PROBLEM STATEMENT —
Set down the records once more, please, exactly and with the pictures left out.

Figure scripts:
——————————

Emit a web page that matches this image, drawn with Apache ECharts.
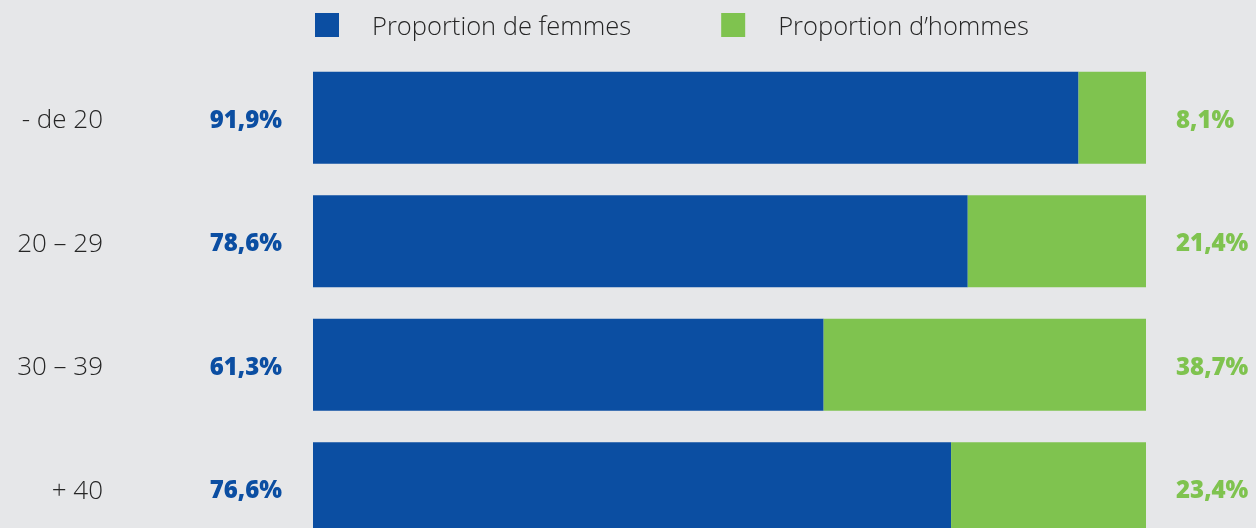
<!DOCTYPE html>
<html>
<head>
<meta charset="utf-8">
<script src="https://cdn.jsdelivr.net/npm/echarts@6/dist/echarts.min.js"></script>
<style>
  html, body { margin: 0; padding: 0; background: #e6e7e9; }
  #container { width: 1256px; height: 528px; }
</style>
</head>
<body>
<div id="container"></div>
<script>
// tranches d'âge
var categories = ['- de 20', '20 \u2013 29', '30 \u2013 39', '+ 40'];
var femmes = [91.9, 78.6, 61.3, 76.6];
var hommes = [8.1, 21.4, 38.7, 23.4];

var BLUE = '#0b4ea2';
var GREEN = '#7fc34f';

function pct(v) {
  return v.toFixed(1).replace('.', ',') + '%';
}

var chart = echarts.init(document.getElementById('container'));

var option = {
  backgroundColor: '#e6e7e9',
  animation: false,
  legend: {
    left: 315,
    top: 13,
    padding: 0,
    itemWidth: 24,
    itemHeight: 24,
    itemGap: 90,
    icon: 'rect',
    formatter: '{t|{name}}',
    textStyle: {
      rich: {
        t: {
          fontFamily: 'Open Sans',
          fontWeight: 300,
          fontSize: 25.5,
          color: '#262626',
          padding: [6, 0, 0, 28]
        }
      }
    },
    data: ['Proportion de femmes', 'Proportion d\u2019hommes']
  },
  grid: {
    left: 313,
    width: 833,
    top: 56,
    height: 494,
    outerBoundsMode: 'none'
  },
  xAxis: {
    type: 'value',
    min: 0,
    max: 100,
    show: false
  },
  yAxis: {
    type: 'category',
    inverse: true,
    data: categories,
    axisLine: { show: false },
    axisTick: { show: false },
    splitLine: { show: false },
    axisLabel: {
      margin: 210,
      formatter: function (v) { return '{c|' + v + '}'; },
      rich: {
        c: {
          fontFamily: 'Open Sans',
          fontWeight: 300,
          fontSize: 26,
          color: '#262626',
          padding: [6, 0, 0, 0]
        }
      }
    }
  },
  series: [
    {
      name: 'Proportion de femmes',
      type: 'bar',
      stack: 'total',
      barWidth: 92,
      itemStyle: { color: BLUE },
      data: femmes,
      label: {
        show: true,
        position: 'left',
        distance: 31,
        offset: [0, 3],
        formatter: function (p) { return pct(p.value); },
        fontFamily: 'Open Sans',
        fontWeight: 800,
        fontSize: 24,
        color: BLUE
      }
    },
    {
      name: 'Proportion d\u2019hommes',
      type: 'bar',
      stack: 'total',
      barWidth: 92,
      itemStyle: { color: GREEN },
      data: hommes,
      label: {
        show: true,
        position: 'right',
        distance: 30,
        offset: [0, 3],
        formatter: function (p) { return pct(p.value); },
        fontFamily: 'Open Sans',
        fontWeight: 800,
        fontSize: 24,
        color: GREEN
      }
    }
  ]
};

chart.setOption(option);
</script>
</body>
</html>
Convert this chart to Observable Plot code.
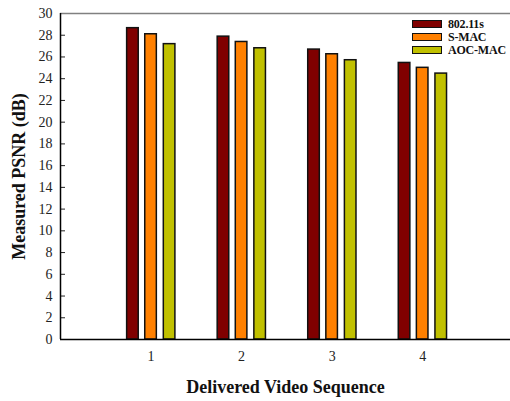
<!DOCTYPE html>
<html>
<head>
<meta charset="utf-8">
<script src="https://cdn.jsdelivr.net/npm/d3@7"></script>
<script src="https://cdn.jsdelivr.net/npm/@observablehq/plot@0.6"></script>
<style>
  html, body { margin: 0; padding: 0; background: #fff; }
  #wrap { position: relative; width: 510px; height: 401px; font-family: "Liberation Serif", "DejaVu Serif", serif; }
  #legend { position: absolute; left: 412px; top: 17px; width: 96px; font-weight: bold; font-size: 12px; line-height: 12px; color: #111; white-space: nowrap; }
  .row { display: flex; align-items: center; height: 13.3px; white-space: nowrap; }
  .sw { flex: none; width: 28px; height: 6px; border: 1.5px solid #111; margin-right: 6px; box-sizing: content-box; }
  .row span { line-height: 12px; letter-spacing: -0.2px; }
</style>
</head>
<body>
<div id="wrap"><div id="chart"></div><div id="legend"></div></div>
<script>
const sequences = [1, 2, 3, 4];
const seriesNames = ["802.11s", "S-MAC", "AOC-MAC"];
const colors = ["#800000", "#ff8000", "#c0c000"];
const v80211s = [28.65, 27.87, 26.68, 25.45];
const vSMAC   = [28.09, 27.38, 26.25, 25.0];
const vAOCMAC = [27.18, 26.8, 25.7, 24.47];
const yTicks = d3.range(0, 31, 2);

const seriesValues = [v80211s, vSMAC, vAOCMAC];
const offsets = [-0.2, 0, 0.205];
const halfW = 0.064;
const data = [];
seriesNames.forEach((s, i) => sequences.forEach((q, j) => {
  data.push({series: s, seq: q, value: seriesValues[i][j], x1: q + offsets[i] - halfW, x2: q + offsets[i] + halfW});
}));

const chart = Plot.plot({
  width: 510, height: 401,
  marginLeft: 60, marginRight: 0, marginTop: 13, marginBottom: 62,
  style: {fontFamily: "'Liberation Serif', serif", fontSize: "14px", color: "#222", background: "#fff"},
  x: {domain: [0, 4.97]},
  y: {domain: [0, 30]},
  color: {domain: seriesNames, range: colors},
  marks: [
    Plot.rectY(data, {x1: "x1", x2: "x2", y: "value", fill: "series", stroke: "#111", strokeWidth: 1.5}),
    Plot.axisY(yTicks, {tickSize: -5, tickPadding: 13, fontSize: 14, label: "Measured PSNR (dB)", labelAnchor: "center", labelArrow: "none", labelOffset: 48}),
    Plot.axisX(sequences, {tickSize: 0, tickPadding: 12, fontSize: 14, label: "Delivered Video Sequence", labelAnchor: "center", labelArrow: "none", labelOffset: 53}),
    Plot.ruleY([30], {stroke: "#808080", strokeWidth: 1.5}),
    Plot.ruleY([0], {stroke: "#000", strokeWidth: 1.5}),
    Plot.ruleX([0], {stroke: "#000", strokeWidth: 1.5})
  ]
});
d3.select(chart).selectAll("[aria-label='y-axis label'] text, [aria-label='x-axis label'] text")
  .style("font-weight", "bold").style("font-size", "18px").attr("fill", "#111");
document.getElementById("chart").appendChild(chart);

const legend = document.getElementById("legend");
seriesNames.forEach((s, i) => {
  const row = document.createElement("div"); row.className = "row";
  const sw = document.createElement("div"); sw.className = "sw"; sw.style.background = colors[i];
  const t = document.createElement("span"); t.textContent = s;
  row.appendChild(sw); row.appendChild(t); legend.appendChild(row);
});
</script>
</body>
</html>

——————————

WRITTEN ANSWER —
Emit a web page that matches this image, drawn with Apache ECharts.
<!DOCTYPE html>
<html>
<head>
<meta charset="utf-8">
<script src="https://cdn.jsdelivr.net/npm/echarts@6/dist/echarts.min.js"></script>
<style>
  html, body { margin: 0; padding: 0; background: #e6e7e9; }
  #container { width: 1256px; height: 528px; }
</style>
</head>
<body>
<div id="container"></div>
<script>
// tranches d'âge
var categories = ['- de 20', '20 \u2013 29', '30 \u2013 39', '+ 40'];
var femmes = [91.9, 78.6, 61.3, 76.6];
var hommes = [8.1, 21.4, 38.7, 23.4];

var BLUE = '#0b4ea2';
var GREEN = '#7fc34f';

function pct(v) {
  return v.toFixed(1).replace('.', ',') + '%';
}

var chart = echarts.init(document.getElementById('container'));

var option = {
  backgroundColor: '#e6e7e9',
  animation: false,
  legend: {
    left: 315,
    top: 13,
    padding: 0,
    itemWidth: 24,
    itemHeight: 24,
    itemGap: 90,
    icon: 'rect',
    formatter: '{t|{name}}',
    textStyle: {
      rich: {
        t: {
          fontFamily: 'Open Sans',
          fontWeight: 300,
          fontSize: 25.5,
          color: '#262626',
          padding: [6, 0, 0, 28]
        }
      }
    },
    data: ['Proportion de femmes', 'Proportion d\u2019hommes']
  },
  grid: {
    left: 313,
    width: 833,
    top: 56,
    height: 494,
    outerBoundsMode: 'none'
  },
  xAxis: {
    type: 'value',
    min: 0,
    max: 100,
    show: false
  },
  yAxis: {
    type: 'category',
    inverse: true,
    data: categories,
    axisLine: { show: false },
    axisTick: { show: false },
    splitLine: { show: false },
    axisLabel: {
      margin: 210,
      formatter: function (v) { return '{c|' + v + '}'; },
      rich: {
        c: {
          fontFamily: 'Open Sans',
          fontWeight: 300,
          fontSize: 26,
          color: '#262626',
          padding: [6, 0, 0, 0]
        }
      }
    }
  },
  series: [
    {
      name: 'Proportion de femmes',
      type: 'bar',
      stack: 'total',
      barWidth: 92,
      itemStyle: { color: BLUE },
      data: femmes,
      label: {
        show: true,
        position: 'left',
        distance: 31,
        offset: [0, 3],
        formatter: function (p) { return pct(p.value); },
        fontFamily: 'Open Sans',
        fontWeight: 800,
        fontSize: 24,
        color: BLUE
      }
    },
    {
      name: 'Proportion d\u2019hommes',
      type: 'bar',
      stack: 'total',
      barWidth: 92,
      itemStyle: { color: GREEN },
      data: hommes,
      label: {
        show: true,
        position: 'right',
        distance: 30,
        offset: [0, 3],
        formatter: function (p) { return pct(p.value); },
        fontFamily: 'Open Sans',
        fontWeight: 800,
        fontSize: 24,
        color: GREEN
      }
    }
  ]
};

chart.setOption(option);
</script>
</body>
</html>
Convert this chart to Observable Plot code.
<!DOCTYPE html>
<html>
<head>
<meta charset="utf-8">
<script src="https://cdn.jsdelivr.net/npm/d3@7"></script>
<script src="https://cdn.jsdelivr.net/npm/@observablehq/plot@0.6"></script>
<style>
  html, body { margin: 0; padding: 0; background: #fff; }
  #wrap { position: relative; width: 510px; height: 401px; font-family: "Liberation Serif", "DejaVu Serif", serif; }
  #legend { position: absolute; left: 412px; top: 17px; width: 96px; font-weight: bold; font-size: 12px; line-height: 12px; color: #111; white-space: nowrap; }
  .row { display: flex; align-items: center; height: 13.3px; white-space: nowrap; }
  .sw { flex: none; width: 28px; height: 6px; border: 1.5px solid #111; margin-right: 6px; box-sizing: content-box; }
  .row span { line-height: 12px; letter-spacing: -0.2px; }
</style>
</head>
<body>
<div id="wrap"><div id="chart"></div><div id="legend"></div></div>
<script>
const sequences = [1, 2, 3, 4];
const seriesNames = ["802.11s", "S-MAC", "AOC-MAC"];
const colors = ["#800000", "#ff8000", "#c0c000"];
const v80211s = [28.65, 27.87, 26.68, 25.45];
const vSMAC   = [28.09, 27.38, 26.25, 25.0];
const vAOCMAC = [27.18, 26.8, 25.7, 24.47];
const yTicks = d3.range(0, 31, 2);

const seriesValues = [v80211s, vSMAC, vAOCMAC];
const offsets = [-0.2, 0, 0.205];
const halfW = 0.064;
const data = [];
seriesNames.forEach((s, i) => sequences.forEach((q, j) => {
  data.push({series: s, seq: q, value: seriesValues[i][j], x1: q + offsets[i] - halfW, x2: q + offsets[i] + halfW});
}));

const chart = Plot.plot({
  width: 510, height: 401,
  marginLeft: 60, marginRight: 0, marginTop: 13, marginBottom: 62,
  style: {fontFamily: "'Liberation Serif', serif", fontSize: "14px", color: "#222", background: "#fff"},
  x: {domain: [0, 4.97]},
  y: {domain: [0, 30]},
  color: {domain: seriesNames, range: colors},
  marks: [
    Plot.rectY(data, {x1: "x1", x2: "x2", y: "value", fill: "series", stroke: "#111", strokeWidth: 1.5}),
    Plot.axisY(yTicks, {tickSize: -5, tickPadding: 13, fontSize: 14, label: "Measured PSNR (dB)", labelAnchor: "center", labelArrow: "none", labelOffset: 48}),
    Plot.axisX(sequences, {tickSize: 0, tickPadding: 12, fontSize: 14, label: "Delivered Video Sequence", labelAnchor: "center", labelArrow: "none", labelOffset: 53}),
    Plot.ruleY([30], {stroke: "#808080", strokeWidth: 1.5}),
    Plot.ruleY([0], {stroke: "#000", strokeWidth: 1.5}),
    Plot.ruleX([0], {stroke: "#000", strokeWidth: 1.5})
  ]
});
d3.select(chart).selectAll("[aria-label='y-axis label'] text, [aria-label='x-axis label'] text")
  .style("font-weight", "bold").style("font-size", "18px").attr("fill", "#111");
document.getElementById("chart").appendChild(chart);

const legend = document.getElementById("legend");
seriesNames.forEach((s, i) => {
  const row = document.createElement("div"); row.className = "row";
  const sw = document.createElement("div"); sw.className = "sw"; sw.style.background = colors[i];
  const t = document.createElement("span"); t.textContent = s;
  row.appendChild(sw); row.appendChild(t); legend.appendChild(row);
});
</script>
</body>
</html>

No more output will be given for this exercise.